NEW YORK (Billboard) - “After six months of always pulling back, you just want to slam your fist through a wall,” according to Black Rebel Motorcyle Club’s Robert Levon Been.
He was explaining how, as he and bandmate Peter Hayes worked on BRMC’s third album -- the 2005 release “Howl,” a mostly restrained country- and folk-tinged affair that radically departed from previous efforts -- the duo’s pent-up energy rose to a threatening boil.
“We burned out on being delicate.”
Once known as a garage-meets-shoegazer-meets-psychedelic rock outfit -- thanks to its first two Virgin albums, “B.R.M.C.” and “Take Them On, On Your Own” -- BRMC turned its sound on its head with “Howl.”
“‘Howl’ was definitely a test for the fan base,” said Hugh Surratt, senior vice president of creative and marketing for RCA, which signed the group after BRMC and Virgin parted ways following “Take Them On.”
“But,” he added, “the game plan from the moment we signed them was that the band was going to come back after ‘Howl’ with more familiar BRMC sounds.”
New album “Baby 81,” due May 1 in North America and a day earlier in the United Kingdom and Ireland via Island, fulfills that goal. With British-born drummer Nick Jago, who’d quit the band shortly before the split with Virgin, back in the mix, the reconstituted trio returned to its usual business -- kicking out the jams.
“‘Howl’ was written on acoustic guitars mostly in bedrooms, outside of the rock ‘n’ roll world, while a lot of ‘Baby’ was written on the road, with the whole band,” Been said. “It’s a completely different outcome because of all that electricity.”
The high-volume, guitar-heavy result has RCA gunning for modern-rock radio, which virtually abandoned the group last time around.
“Howl” has moved 90,000 units, according to Nielsen SoundScan, about 10,000 fewer than either of its predecessors. Surratt said he expects “Baby 81” to surpass all three of BRMC’s previous efforts in terms of sales.

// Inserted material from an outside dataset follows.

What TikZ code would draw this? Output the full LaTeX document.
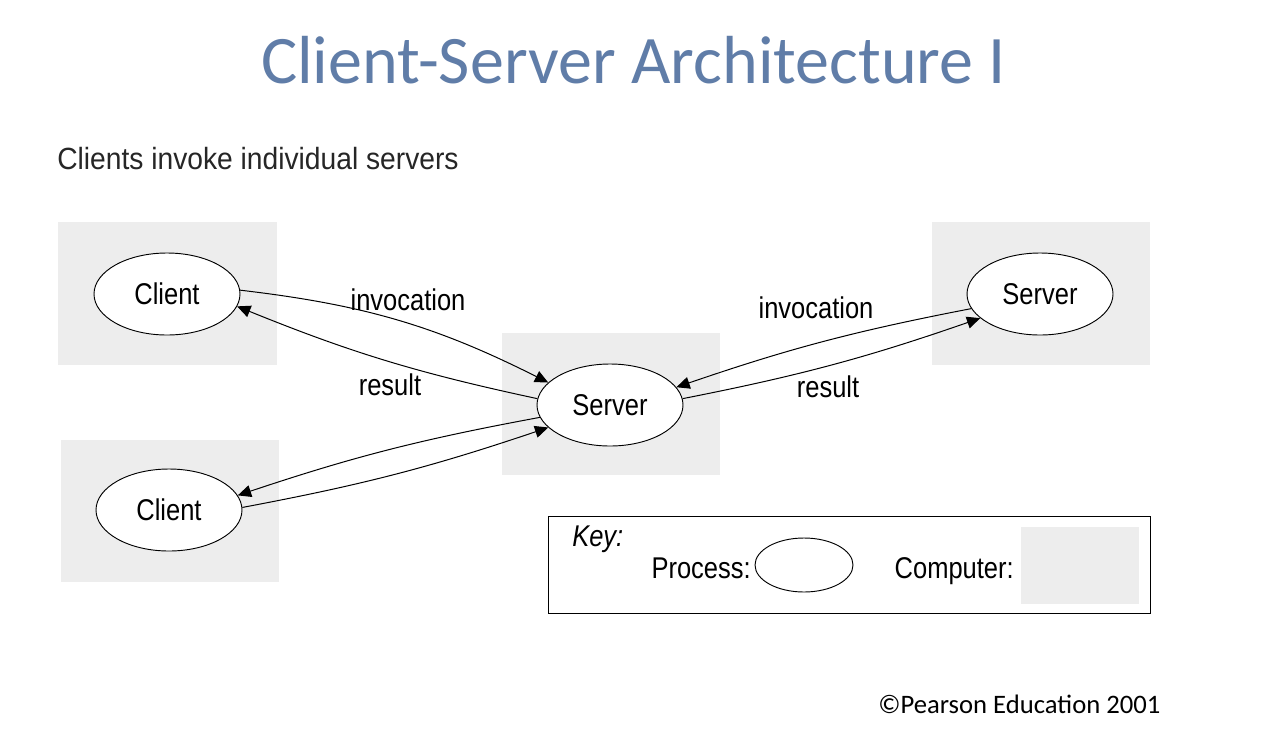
\documentclass[tikz,border=0pt]{standalone}
\usepackage{fontspec}
\setmainfont{Carlito}
\newfontfamily\narrowfont[FakeStretch=0.85]{Liberation Sans}
\newfontfamily\subfont[FakeStretch=0.92]{Liberation Sans}
\usetikzlibrary{shapes.geometric,arrows.meta}
\definecolor{titleblue}{RGB}{96,125,168}
\definecolor{compgray}{RGB}{237,237,237}
\begin{document}
\begin{tikzpicture}[x=0.75pt,y=-0.75pt,
  computer/.style={fill=compgray,draw=none,inner sep=0pt,anchor=north west},
  process/.style={ellipse,draw,line width=0.7pt,fill=white,minimum width=109.5pt,minimum height=61.5pt,inner sep=0pt,font=\narrowfont\fontsize{22.5}{27}\selectfont},
  lbl/.style={font=\narrowfont\fontsize{22.5}{27}\selectfont,anchor=base,inner sep=0pt},
  conn/.style={-{Triangle[length=10pt,width=9pt]},line width=0.75pt}]
\useasboundingbox (0,0) rectangle (1270,736);
\fill[white] (0,0) rectangle (1270,736);
% title
\node[font=\fontsize{51}{60}\selectfont,text=titleblue,anchor=base,inner sep=0pt] (title) at (633.5,83) {Client-Server Architecture I};
\node[font=\subfont\fontsize{23}{28}\selectfont,anchor=base west,inner sep=0pt,text=black!85] (sub) at (57,169) {Clients invoke individual servers};
% computers
\node[computer,minimum width=164.25pt,minimum height=107.25pt] (pc1) at (58,222) {};
\node[computer,minimum width=163.5pt,minimum height=106.5pt] (pc2) at (61,440) {};
\node[computer,minimum width=163.5pt,minimum height=106.5pt] (pc3) at (502,333) {};
\node[computer,minimum width=163.5pt,minimum height=107.25pt] (pc4) at (932,222) {};
% processes
\node[process] (c1) at (167,294) {Client};
\node[process] (c2) at (169,510) {Client};
\node[process] (srv) at (610,405) {Server};
\node[process] (s2) at (1040,294) {Server};
% connectors
\draw[conn] (c1.3) to[bend left=10] (srv.160);
\draw[conn] (srv.175) to[bend left=5] (c1.-10);
\draw[conn] (srv.190) to[bend right=4] (c2.12);
\draw[conn] (c2.2) to[bend right=4] (srv.200);
\draw[conn] (s2.192) to[bend right=4] (srv.15);
\draw[conn] (srv.5) to[bend right=4] (s2.202);
% labels
\node[lbl] (l1) at (408,310) {invocation};
\node[lbl] (l2) at (390,395) {result};
\node[lbl] (l3) at (816,318) {invocation};
\node[lbl] (l4) at (828,397) {result};
% key
\node[draw,line width=1pt,minimum width=451.5pt,minimum height=72.75pt,inner sep=0pt,anchor=north west] (key) at (548,516) {};
\node[lbl,anchor=base west,font=\narrowfont\itshape\fontsize{22.5}{27}\selectfont] (keyt) at (572,546) {Key:};
\node[lbl,anchor=base east] (proc) at (751,578) {Process:};
\node[ellipse,draw,line width=0.7pt,minimum width=73.5pt,minimum height=40.5pt,inner sep=0pt] (kell) at (804,565) {};
\node[lbl,anchor=base east] (comp) at (1014,578) {Computer:};
\node[computer,minimum width=88.5pt,minimum height=57.75pt] (kpc) at (1021,527) {};
% copyright
\node[font=\fontsize{20}{24}\selectfont,anchor=base west,inner sep=0pt] (copy) at (878,713) {\textcopyright Pearson Education 2001};
\end{tikzpicture}
\end{document}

RCA senior director of marketing Brad Oldham acknowledged that “the sound of the record leans toward a broader, more mainstream audience” than BRMC’s first two, but feels “the aesthetic of the band is still indie. The way they tour, their style -- they’re still a little bit left of center.”
Oldham said college and “tastemaker” stations remain key, and during a U.S. headlining tour spanning May and June, the band will stick with 1,500- to 2,000-capacity theaters. “That’s a smart move,” Oldham said, “because it’s in line with the venues they played last time. It will help create a high-demand situation.”
But Been isn’t worried about buzz. “A lot of indie bands have that ‘too cool for school’ attitude and I think they’re nitwits,” he said. “We’ve always wanted to fight from the inside out, rather than being cynical from the outside in. It’s much more powerful.”